Srinagar: Flood waters on Monday inundated most of Srinagar's residential and commercial areas as people scrambled to save whatever they could from the muddy, swirling waters.
Mobile coverage was patchy across the summer capital of Jammu and Kashmir while there was no Internet connectivity.
An estimated 70 percent of Srinagar was inundated for a second day Monday.
Water entered shops in the main business hub of Lal Chowk and Residency. Desperate shopkeepers tried to retrieve their goods from the flooded shops.
The death toll in the worst floods in Jammu and Kashmir in over 50 years is said to have crossed 150. However, information is patchy from remote areas now made inaccessible by the flood waters.
The radio and television stations were shut Sunday after flood waters entered the installations.
The authorities appeared ill equipped to battle the terrible calamity but did all they could in the circumstances.
Mobiles went on the blink as private telecom service providers said their towers were badly damaged.
Waters entered the Bharat Sanchar Nigam Ltd (BSNL) headquarters on Maulana Azad Road, forcing its closure.
There was no internet connectivity in the Kashmir Valley.
The only communication tool still up and running is the police wireless system.
Except for inter-district connectivity between Srinagar and north Kashmir's Ganderbal district, all other districts of the valley including Anantnag, Pulwama, Kulgam, Shopian, Badgam, Baramulla and Bandipora were cut off.
The air force Monday airlifted 70 boats as seven teams of the National Disaster Response Force struggled to save the flood victims.
Soldiers did a herculean task, rescuing the marooned.
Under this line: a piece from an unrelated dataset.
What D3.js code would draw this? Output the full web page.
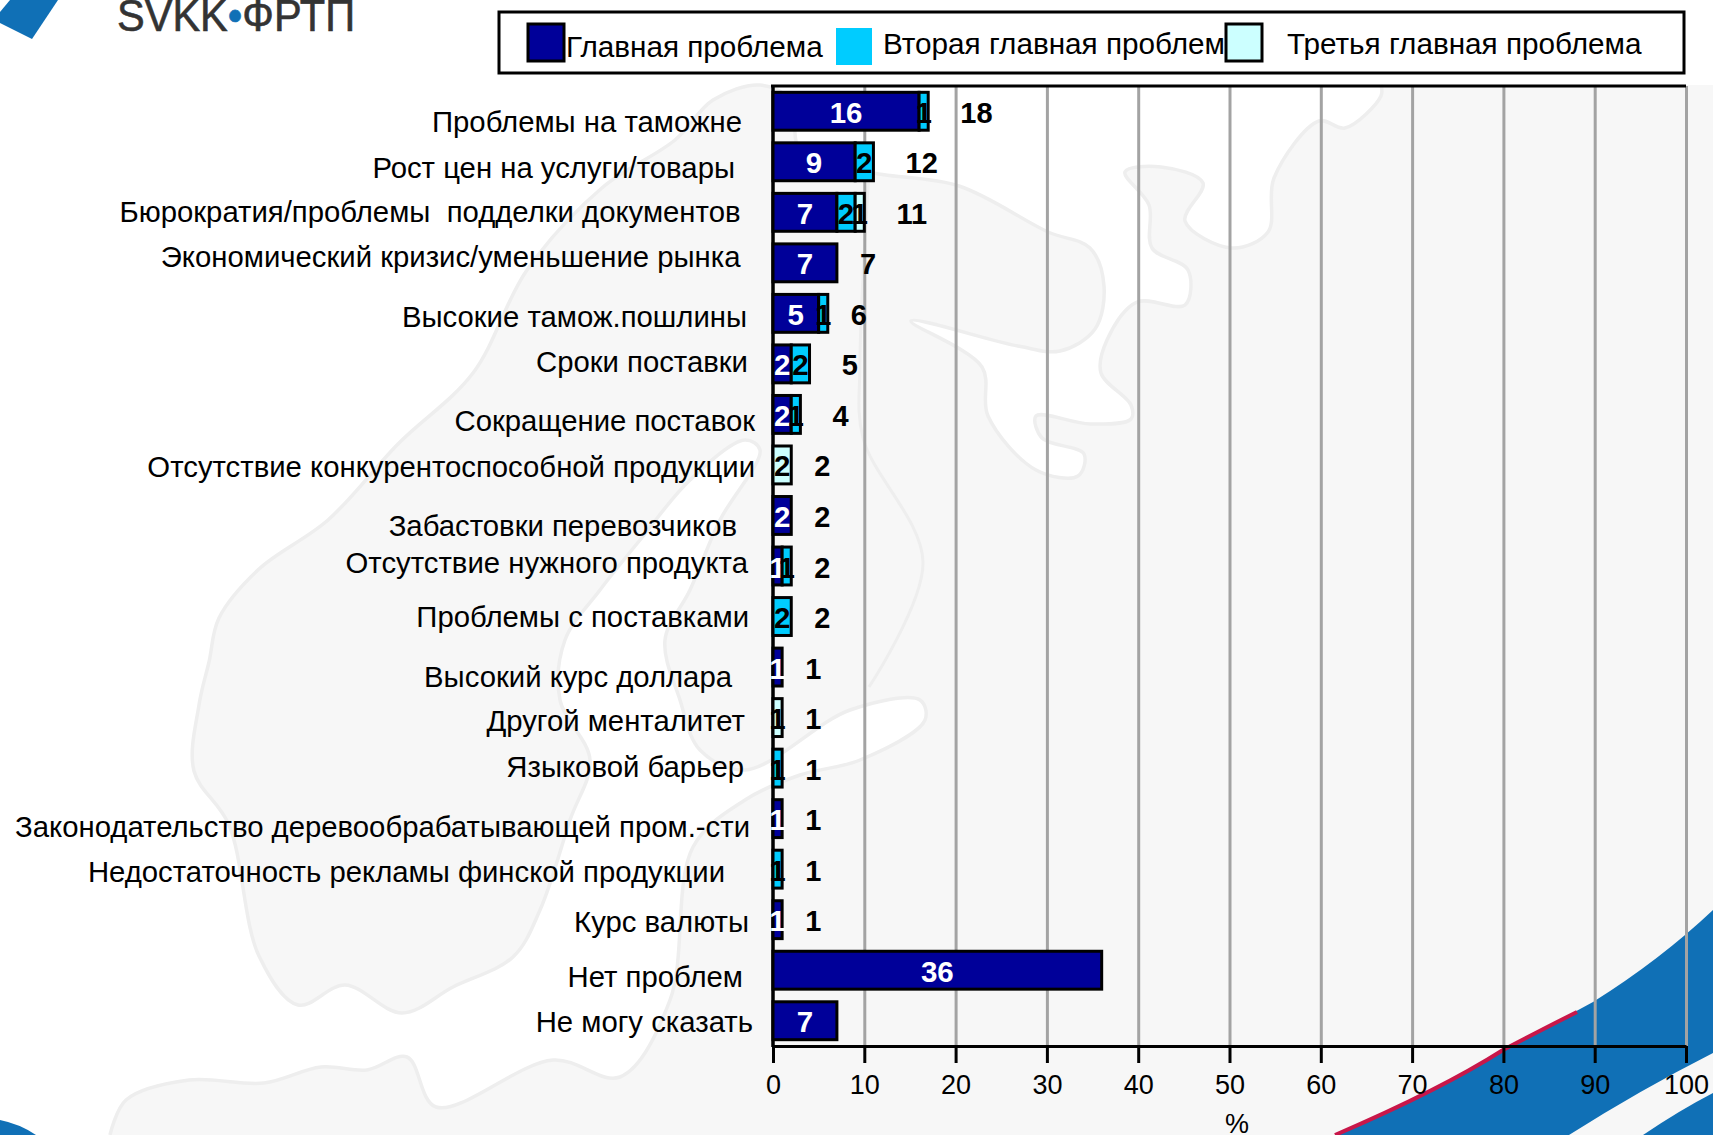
<!DOCTYPE html>
<html><head><meta charset="utf-8">
<script src="https://cdn.jsdelivr.net/npm/d3@7/dist/d3.min.js"></script>
<style>html,body{margin:0;padding:0;background:#fff;overflow:hidden}svg{display:block}text{font-family:"Liberation Sans",Arial,sans-serif}</style>
</head><body><svg id="c" width="1713" height="1135"></svg>
<script>
const categories = ["Проблемы на таможне","Рост цен на услуги/товары","Бюрократия/проблемы  подделки документов","Экономический кризис/уменьшение рынка","Высокие тамож.пошлины","Сроки поставки","Сокращение поставок","Отсутствие конкурентоспособной продукции","Забастовки перевозчиков","Отсутствие нужного продукта","Проблемы с поставками","Высокий курс доллара","Другой менталитет","Языковой барьер","Законодательство деревообрабатывающей пром.-сти","Недостаточность рекламы финской продукции","Курс валюты","Нет проблем","Не могу сказать"];
const mainProblem   = [16,9,7,7,5,2,2,0,2,1,0,1,0,0,1,0,1,36,7];
const secondProblem = [1,2,2,0,1,2,1,0,0,1,2,0,0,1,0,1,0,0,0];
const thirdProblem  = [0,0,1,0,0,0,0,2,0,0,0,0,1,0,0,0,0,0,0];
const totals        = [18,12,11,7,6,5,4,2,2,2,2,1,1,1,1,1,1,null,null];
const seriesNames = ["Главная проблема","Вторая главная проблем","Третья главная проблема"];
const xTicks = [0,10,20,30,40,50,60,70,80,90,100];
const axisTitle = "%";

// layout-only: hand placement of category labels in the reference
const labelGap = [31,38,32.5,32.5,26,25,18,18,36,25,24,41,28,29,23,48,24,30,20];
const labelNudge = [11,6,0,-6,4,-2,7,2,11,-3,0,10,3,-1,8,3,2,7,1];

const svg = d3.select("#c");
const colors = ["#000099","#00ccff","#ccffff"];
const ink = ["#fff","#000","#000"];
const x = d3.scaleLinear().domain([0,100]).range([773,1686]);
const y = d3.scaleBand().domain(categories).range([86,1046]).paddingInner(0.25).paddingOuter(0.125);

// ---- decorative background ----
const smooth = d3.line().curve(d3.curveCatmullRom.alpha(0.5));
const coast = [[1381,85],[1381,96],[1345,128],[1319,121],[1274,178],[1268,232],[1232,248],[1185,221],[1203,183],[1161,167],[1125,172],[1149,205],[1152,248],[1188,270],[1185,305],[1137,302],[1107,340],[1101,373],[1131,405],[1131,419],[1090,424],[1036,416],[1042,438],[1084,454],[1078,476],[1036,470],[988,416],[982,367],[911,321],[1018,346],[1060,351],[1095,329],[1104,286],[1090,248],[1048,232],[959,186],[869,172],[840,160],[800,150],[790,100],[760,85],[713,100],[675,140],[603,187],[527,270],[473,373],[398,444],[328,520],[259,569],[219,618],[209,662],[199,705],[194,771],[229,825],[259,956],[298,1005],[345,985],[402,1013],[453,987],[513,957],[540,910],[570,820],[590,760],[560,700],[565,640],[600,590],[640,540],[690,480],[745,440],[760,450],[720,520],[690,590],[665,640],[680,700],[700,750],[745,770],[850,710],[920,700],[925,720],[860,760],[800,775],[745,800],[693,847],[670,1000],[620,1077],[553,1060],[436,1107],[407,1057],[367,1070],[321,1067],[264,1083],[189,1080],[126,1100],[110,1135]];
const land = smooth(coast);
svg.append("path").attr("d", land+"L1713,1135L1713,85Z").attr("fill","#f7f7f7").attr("stroke","none");
svg.append("path").attr("d", land).attr("fill","none").attr("stroke","#eeeeee").attr("stroke-width",3.5);
svg.append("path").attr("d", smooth([[869,172],[860,362],[863,438],[923,562],[869,687]])).attr("fill","none").attr("stroke","#eeeeee").attr("stroke-width",3);

const blue = "#1070b6";
svg.append("path").attr("d","M1335,1135Q1440,1090 1503,1050Q1560,1020 1593,1002Q1660,960 1713,910L1713,1053Q1640,1090 1569,1135Z").attr("fill",blue);
svg.append("path").attr("d","M1643,1135Q1680,1110 1713,1093L1713,1135Z").attr("fill",blue);
svg.append("path").attr("d","M1335,1135Q1440,1090 1503,1050Q1545,1028 1577,1012").attr("fill","none").attr("stroke","#c8174a").attr("stroke-width",4);
svg.append("path").attr("d","M0,1120Q20,1124 36,1135L0,1135Z").attr("fill",blue);
svg.append("path").attr("d","M10,0L58,0L32,39L0,23L0,12Z").attr("fill",blue);
const logo = svg.append("text").attr("x",117).attr("y",31).attr("font-size",44).attr("textLength",238).attr("lengthAdjust","spacingAndGlyphs").attr("fill","#333").attr("stroke","#333").attr("stroke-width",0.6);
logo.append("tspan").text("SVKK");
logo.append("tspan").attr("fill",blue).attr("stroke",blue).text("•");
logo.append("tspan").text("ФРТП");

// ---- legend ----
svg.append("rect").attr("x",499).attr("y",12).attr("width",1185).attr("height",61).attr("fill","#fff").attr("stroke","#000").attr("stroke-width",3);
const legendText = [[566,57],[883,54],[1287,54]];
const legendSwatch = [[528,24,"#000"],[836,28,"none"],[1226,24,"#000"]];
seriesNames.forEach((n,i)=>{
  svg.append("text").attr("x",legendText[i][0]).attr("y",legendText[i][1]).attr("font-size",29.7).attr("fill","#000").text(n);
  svg.append("rect").attr("x",legendSwatch[i][0]).attr("y",legendSwatch[i][1]).attr("width",36).attr("height",37)
     .attr("fill",colors[i]).attr("stroke",legendSwatch[i][2]).attr("stroke-width",3);
});

// ---- grid and axes ----
const gridG = svg.append("g").attr("transform","translate(0,1046)")
  .call(d3.axisBottom(x).tickValues(xTicks.slice(1)).tickSize(-960).tickFormat(""));
gridG.select(".domain").remove();
gridG.selectAll("line").attr("stroke","#a3a3a3").attr("stroke-width",3);

const axisG = svg.append("g").attr("transform","translate(0,1046)")
  .call(d3.axisBottom(x).tickValues(xTicks).tickSize(17).tickSizeOuter(0).tickPadding(12));
axisG.select(".domain").attr("stroke","#000").attr("stroke-width",3);
axisG.selectAll("line").attr("stroke","#000").attr("stroke-width",3);
axisG.selectAll("text").attr("font-size",27).attr("font-family",'"Liberation Sans",Arial,sans-serif').attr("fill","#000");
svg.append("line").attr("x1",x(0)-2).attr("x2",x(100)).attr("y1",86).attr("y2",86).attr("stroke","#000").attr("stroke-width",3);
svg.append("line").attr("x1",x(0)).attr("x2",x(0)).attr("y1",85).attr("y2",1047).attr("stroke","#000").attr("stroke-width",3.5);
svg.append("text").attr("x",x(50)+7.5).attr("y",1133).attr("text-anchor","middle").attr("font-size",27).text(axisTitle);

// ---- bars ----
const stack = categories.map((c,i)=>[mainProblem[i],secondProblem[i],thirdProblem[i]]);
categories.forEach((c,i)=>{
  let acc = 0;
  stack[i].forEach((v,s)=>{
    if(!v) return;
    svg.append("rect").attr("x",x(acc)).attr("y",y(c)).attr("width",x(acc+v)-x(acc)).attr("height",y.bandwidth())
      .attr("fill",colors[s]).attr("stroke","#000").attr("stroke-width",3);
    acc += v;
  });
});
categories.forEach((c,i)=>{
  let acc = 0;
  stack[i].forEach((v,s)=>{
    if(!v) return;
    svg.append("text").attr("x",x(acc+v/2)).attr("y",y(c)+y.bandwidth()/2+11.5).attr("text-anchor","middle")
      .attr("font-size",29.5).attr("font-weight","bold").attr("fill",ink[s]).text(v);
    acc += v;
  });
  if(totals[i]!=null){
    svg.append("text").attr("x",x(totals[i])+23).attr("y",y(c)+y.bandwidth()/2+11.5)
      .attr("font-size",29).attr("font-weight","bold").attr("fill","#000").text(totals[i]);
  }
  svg.append("text").attr("x",x(0)-labelGap[i]).attr("y",y(c)+y.bandwidth()/2+labelNudge[i]+10)
    .attr("text-anchor","end").attr("xml:space","preserve").style("white-space","pre").attr("font-size",29.3).attr("fill","#000").text(c);
});
</script></body></html>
The navy deployed marine commandos.
The Srinagar-Jammu highway as well as the Srinagar-Leh highway remained closed for the fourth day Monday.
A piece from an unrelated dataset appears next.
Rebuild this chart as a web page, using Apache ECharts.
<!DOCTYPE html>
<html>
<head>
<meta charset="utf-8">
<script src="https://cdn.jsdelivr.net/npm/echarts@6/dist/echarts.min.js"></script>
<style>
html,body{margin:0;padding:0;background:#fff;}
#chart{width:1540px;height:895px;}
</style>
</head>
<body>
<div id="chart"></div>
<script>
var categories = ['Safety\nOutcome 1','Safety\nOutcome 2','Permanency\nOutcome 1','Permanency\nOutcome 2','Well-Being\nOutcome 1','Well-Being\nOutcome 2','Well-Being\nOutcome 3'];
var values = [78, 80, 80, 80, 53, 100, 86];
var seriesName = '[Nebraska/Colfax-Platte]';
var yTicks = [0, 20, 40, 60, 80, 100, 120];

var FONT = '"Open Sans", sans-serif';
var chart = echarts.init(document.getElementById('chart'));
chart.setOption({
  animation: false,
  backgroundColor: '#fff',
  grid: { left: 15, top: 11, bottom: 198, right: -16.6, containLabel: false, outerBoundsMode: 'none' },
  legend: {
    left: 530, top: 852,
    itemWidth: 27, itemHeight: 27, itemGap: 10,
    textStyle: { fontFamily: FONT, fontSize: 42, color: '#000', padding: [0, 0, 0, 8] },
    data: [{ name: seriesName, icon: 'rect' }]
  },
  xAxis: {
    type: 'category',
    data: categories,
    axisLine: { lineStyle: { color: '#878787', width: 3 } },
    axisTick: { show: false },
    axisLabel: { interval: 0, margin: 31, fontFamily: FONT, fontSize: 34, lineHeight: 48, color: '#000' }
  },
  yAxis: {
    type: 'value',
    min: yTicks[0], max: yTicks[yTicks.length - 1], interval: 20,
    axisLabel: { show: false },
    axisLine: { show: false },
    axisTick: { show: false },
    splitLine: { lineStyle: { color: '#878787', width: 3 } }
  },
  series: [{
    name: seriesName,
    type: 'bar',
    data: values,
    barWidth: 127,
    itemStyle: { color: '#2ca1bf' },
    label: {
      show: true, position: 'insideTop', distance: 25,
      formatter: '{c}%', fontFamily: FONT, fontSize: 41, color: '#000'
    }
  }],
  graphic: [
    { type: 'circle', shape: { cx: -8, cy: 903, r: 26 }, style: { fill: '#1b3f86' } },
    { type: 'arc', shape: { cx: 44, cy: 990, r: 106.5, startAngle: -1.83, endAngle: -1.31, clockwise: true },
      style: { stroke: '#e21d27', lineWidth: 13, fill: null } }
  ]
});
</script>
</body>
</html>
The floods have hit petrol availability in Srinagar. All petrol pumps were practically running dry, prompting pump operators to ration the fuel to just one litre for each vehicle.
All educational institutes have been shut. All Haj flights to Saudi Arabia have been cancelled till Sep 12.
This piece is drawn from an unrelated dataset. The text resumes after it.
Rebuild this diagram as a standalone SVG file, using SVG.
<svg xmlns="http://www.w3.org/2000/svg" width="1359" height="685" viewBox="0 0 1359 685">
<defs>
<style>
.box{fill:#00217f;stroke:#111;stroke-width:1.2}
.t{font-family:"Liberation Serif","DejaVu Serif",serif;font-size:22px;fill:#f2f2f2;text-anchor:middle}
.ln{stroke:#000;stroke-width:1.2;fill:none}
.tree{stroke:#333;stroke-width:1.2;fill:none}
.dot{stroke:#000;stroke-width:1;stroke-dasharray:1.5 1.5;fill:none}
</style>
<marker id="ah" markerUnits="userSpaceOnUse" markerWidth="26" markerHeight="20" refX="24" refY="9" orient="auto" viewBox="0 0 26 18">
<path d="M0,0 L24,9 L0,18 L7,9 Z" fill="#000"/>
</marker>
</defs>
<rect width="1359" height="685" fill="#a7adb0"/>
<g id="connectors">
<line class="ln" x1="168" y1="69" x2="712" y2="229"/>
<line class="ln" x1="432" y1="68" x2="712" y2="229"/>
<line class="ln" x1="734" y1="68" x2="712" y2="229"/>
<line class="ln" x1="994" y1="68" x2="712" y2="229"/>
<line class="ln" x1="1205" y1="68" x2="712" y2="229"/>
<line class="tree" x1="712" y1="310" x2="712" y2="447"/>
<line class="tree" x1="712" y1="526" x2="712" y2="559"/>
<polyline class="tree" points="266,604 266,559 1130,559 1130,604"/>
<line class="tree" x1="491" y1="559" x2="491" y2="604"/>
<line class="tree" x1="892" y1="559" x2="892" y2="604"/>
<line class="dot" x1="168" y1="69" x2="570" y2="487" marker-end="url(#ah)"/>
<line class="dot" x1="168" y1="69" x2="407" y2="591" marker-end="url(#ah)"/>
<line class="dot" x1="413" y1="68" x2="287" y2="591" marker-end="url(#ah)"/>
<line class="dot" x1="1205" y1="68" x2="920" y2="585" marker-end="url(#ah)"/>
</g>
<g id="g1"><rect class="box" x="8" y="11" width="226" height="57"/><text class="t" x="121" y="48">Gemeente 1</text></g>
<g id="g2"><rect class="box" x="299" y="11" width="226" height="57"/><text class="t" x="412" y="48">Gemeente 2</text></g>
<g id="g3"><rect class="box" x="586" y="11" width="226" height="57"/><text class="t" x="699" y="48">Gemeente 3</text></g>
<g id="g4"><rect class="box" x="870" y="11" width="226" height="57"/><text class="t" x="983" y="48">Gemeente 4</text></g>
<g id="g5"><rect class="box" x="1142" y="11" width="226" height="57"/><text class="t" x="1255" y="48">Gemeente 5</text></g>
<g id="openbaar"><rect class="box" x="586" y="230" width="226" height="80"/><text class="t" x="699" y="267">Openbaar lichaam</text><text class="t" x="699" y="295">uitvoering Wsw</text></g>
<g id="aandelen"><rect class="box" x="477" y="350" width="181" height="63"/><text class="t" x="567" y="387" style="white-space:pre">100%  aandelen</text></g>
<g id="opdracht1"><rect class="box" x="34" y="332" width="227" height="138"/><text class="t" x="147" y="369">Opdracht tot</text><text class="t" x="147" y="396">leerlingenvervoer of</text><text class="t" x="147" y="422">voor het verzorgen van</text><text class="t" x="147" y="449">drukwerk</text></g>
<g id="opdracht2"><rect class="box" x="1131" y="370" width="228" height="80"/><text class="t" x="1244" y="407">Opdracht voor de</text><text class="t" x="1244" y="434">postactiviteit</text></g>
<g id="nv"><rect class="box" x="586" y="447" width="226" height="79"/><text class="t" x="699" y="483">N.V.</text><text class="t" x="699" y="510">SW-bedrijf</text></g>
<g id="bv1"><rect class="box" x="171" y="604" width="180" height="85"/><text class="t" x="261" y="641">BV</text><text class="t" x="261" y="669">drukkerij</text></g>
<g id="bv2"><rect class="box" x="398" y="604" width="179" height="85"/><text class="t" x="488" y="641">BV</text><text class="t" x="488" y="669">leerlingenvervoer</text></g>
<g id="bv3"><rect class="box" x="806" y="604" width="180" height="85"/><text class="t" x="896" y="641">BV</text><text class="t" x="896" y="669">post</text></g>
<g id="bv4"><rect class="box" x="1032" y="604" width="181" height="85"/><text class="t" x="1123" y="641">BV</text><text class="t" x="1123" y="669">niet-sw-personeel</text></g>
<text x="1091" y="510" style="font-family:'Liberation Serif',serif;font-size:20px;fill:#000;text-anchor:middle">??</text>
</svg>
Prime Minister Narendra Modi, who reviewed the flood situation Sunday, has called it a national disaster.
The silver lining is that there was sunshine in both the valley and Jammu region, with the weather office saying there would be fair weather for the next four days.
The water level in all mountain streams and seasonal drains has gone down.
But the Jhelum river, which caused maximum devastation, is still flowing above the danger mark.